Copy word for word the lines in the records below, starting at the line with "Emit a Python" and ending at the line with "pos_blue = [5.67, 6.67, 7.67, 8.67]". Skip the pictures.

Rows from a dataset of charts and code
################

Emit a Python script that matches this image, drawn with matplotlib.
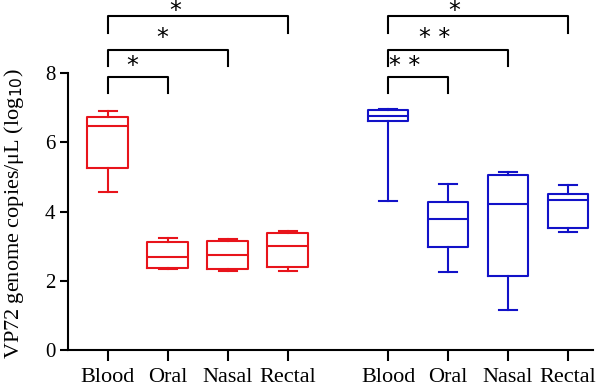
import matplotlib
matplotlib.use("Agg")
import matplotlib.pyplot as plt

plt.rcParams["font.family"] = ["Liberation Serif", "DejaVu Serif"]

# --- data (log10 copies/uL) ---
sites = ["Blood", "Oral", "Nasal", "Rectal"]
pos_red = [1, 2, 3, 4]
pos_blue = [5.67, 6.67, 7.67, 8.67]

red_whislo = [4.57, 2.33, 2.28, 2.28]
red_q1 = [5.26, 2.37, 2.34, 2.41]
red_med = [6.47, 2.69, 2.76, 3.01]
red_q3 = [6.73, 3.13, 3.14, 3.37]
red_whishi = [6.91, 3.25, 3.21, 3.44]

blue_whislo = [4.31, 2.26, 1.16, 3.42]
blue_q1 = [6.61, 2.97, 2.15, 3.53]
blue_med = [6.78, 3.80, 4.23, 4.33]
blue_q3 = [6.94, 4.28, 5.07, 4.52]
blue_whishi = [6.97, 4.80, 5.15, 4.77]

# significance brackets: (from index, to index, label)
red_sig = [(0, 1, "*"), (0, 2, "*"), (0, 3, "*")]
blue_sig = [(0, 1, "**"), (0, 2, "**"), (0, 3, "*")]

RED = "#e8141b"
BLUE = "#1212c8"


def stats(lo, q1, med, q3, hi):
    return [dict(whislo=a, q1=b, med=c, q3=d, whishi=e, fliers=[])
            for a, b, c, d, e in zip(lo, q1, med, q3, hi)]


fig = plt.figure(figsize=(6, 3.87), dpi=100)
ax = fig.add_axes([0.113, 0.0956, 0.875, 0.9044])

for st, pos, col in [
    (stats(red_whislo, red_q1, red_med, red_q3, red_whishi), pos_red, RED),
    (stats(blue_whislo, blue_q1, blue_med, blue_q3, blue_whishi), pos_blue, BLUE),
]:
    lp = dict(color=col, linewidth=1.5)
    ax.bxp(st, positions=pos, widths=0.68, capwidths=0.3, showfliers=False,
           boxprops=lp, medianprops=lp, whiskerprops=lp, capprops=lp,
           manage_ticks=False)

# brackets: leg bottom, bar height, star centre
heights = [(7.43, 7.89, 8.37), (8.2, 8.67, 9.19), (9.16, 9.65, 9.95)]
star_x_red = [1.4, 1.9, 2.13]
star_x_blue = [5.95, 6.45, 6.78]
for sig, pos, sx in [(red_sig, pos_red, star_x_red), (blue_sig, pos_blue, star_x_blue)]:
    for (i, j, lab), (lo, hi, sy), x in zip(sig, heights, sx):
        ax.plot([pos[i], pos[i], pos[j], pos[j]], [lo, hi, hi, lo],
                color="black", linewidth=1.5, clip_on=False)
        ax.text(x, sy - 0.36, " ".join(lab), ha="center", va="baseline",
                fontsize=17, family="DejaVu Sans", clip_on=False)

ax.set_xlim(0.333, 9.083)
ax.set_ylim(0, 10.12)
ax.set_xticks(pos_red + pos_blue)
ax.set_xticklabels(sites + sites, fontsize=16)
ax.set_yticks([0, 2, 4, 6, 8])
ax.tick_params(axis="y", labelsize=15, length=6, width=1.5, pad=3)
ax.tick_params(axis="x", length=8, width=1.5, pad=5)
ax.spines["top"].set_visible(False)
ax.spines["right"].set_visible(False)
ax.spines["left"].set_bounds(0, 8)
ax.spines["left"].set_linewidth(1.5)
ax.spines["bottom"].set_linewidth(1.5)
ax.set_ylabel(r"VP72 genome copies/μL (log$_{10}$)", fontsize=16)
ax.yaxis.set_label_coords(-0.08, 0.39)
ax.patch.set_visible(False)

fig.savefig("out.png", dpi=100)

################

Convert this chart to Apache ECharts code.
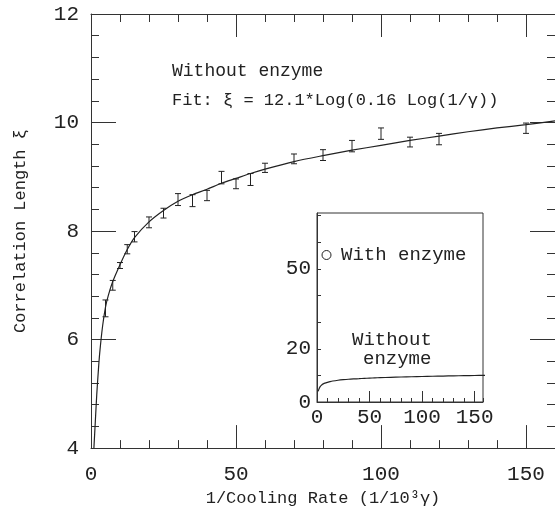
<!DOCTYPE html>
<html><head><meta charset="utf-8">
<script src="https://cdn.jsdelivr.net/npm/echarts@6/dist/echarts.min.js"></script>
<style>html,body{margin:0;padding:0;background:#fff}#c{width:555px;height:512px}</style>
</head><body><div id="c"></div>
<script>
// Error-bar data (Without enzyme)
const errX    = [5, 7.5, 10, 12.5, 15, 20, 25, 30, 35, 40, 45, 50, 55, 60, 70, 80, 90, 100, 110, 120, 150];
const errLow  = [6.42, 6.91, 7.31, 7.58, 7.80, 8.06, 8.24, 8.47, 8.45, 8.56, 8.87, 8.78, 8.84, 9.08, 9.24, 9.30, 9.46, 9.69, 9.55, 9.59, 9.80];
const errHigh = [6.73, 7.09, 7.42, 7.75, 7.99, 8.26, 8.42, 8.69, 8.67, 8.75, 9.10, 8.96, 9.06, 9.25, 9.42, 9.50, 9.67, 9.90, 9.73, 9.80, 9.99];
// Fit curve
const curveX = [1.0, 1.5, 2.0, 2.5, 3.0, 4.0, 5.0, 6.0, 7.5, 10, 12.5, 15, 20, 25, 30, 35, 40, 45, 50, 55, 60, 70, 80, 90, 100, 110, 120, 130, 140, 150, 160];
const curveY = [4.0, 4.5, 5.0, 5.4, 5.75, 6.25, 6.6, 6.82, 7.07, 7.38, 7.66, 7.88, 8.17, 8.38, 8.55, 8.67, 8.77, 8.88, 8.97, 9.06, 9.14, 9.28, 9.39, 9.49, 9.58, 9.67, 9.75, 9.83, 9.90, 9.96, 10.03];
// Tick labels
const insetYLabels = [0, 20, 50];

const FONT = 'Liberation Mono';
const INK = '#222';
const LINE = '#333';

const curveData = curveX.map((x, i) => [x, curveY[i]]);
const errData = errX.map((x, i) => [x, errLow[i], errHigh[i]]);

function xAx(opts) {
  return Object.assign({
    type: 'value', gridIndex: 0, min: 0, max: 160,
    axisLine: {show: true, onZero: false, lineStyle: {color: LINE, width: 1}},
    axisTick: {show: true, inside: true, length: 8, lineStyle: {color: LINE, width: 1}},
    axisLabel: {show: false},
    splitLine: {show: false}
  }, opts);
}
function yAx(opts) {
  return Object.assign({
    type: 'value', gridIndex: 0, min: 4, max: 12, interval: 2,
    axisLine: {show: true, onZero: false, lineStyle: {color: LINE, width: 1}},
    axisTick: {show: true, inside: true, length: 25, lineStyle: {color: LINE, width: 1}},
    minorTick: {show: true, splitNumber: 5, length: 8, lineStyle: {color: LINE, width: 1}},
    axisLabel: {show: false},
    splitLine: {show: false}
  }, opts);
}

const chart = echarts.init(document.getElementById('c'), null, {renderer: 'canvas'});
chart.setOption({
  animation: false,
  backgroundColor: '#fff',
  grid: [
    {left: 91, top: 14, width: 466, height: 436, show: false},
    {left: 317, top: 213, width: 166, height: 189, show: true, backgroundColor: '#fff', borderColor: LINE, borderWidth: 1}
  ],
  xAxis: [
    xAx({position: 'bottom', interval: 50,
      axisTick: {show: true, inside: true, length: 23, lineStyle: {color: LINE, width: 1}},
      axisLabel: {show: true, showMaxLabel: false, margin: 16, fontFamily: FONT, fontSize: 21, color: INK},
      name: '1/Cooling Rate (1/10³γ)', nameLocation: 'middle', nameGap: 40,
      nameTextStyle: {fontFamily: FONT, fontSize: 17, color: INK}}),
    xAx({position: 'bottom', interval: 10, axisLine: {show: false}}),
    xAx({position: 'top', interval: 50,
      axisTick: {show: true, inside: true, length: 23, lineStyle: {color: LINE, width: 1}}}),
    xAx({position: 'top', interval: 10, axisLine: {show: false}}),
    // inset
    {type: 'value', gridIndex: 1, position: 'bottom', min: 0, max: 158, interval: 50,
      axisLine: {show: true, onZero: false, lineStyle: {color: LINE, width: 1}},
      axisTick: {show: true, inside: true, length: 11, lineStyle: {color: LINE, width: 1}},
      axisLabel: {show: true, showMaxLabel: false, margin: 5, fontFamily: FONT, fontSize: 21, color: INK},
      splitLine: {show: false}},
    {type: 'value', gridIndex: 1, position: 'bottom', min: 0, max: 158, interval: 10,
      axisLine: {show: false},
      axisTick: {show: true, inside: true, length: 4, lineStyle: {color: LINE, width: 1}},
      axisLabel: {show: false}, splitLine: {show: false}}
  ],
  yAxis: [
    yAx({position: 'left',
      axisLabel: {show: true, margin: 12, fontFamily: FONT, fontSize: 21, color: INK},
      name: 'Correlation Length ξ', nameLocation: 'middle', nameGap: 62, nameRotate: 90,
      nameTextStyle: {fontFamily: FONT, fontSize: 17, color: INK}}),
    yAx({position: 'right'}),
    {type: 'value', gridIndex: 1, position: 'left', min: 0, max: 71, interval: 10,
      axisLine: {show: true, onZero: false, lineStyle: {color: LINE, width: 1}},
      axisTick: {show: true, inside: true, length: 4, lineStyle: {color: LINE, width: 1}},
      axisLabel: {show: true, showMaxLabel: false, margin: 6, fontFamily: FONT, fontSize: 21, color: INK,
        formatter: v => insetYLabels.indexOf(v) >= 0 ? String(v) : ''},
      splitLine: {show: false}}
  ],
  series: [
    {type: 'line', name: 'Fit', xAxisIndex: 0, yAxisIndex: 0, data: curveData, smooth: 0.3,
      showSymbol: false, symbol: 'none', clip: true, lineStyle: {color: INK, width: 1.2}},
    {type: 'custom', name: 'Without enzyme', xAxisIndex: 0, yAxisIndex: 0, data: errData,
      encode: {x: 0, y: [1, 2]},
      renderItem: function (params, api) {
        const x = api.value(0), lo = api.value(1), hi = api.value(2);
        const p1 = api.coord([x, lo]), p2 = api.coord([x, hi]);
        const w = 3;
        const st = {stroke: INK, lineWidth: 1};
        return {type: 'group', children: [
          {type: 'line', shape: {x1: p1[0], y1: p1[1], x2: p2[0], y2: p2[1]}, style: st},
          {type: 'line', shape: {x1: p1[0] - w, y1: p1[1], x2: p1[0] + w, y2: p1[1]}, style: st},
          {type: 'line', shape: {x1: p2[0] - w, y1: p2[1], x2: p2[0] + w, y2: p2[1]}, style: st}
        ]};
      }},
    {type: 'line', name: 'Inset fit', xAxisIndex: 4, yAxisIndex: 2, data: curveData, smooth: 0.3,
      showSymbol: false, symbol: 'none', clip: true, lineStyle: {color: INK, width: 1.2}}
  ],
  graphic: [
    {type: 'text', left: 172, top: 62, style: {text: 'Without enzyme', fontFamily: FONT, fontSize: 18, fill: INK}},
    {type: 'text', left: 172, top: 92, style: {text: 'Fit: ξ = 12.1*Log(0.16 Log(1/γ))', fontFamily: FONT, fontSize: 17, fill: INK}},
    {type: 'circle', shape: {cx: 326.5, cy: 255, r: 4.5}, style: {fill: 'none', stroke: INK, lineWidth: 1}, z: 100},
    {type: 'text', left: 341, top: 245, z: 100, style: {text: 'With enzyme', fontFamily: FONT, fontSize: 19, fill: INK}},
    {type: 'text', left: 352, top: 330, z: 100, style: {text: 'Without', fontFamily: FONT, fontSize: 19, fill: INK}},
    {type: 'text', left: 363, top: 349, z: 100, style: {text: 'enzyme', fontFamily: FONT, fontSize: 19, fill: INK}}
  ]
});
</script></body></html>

################

- [SOLUTION]
Emit a Python script that matches this image, drawn with matplotlib.
import matplotlib
matplotlib.use("Agg")
import matplotlib.pyplot as plt

plt.rcParams["font.family"] = ["Liberation Serif", "DejaVu Serif"]

# --- data (log10 copies/uL) ---
sites = ["Blood", "Oral", "Nasal", "Rectal"]
pos_red = [1, 2, 3, 4]
pos_blue = [5.67, 6.67, 7.67, 8.67]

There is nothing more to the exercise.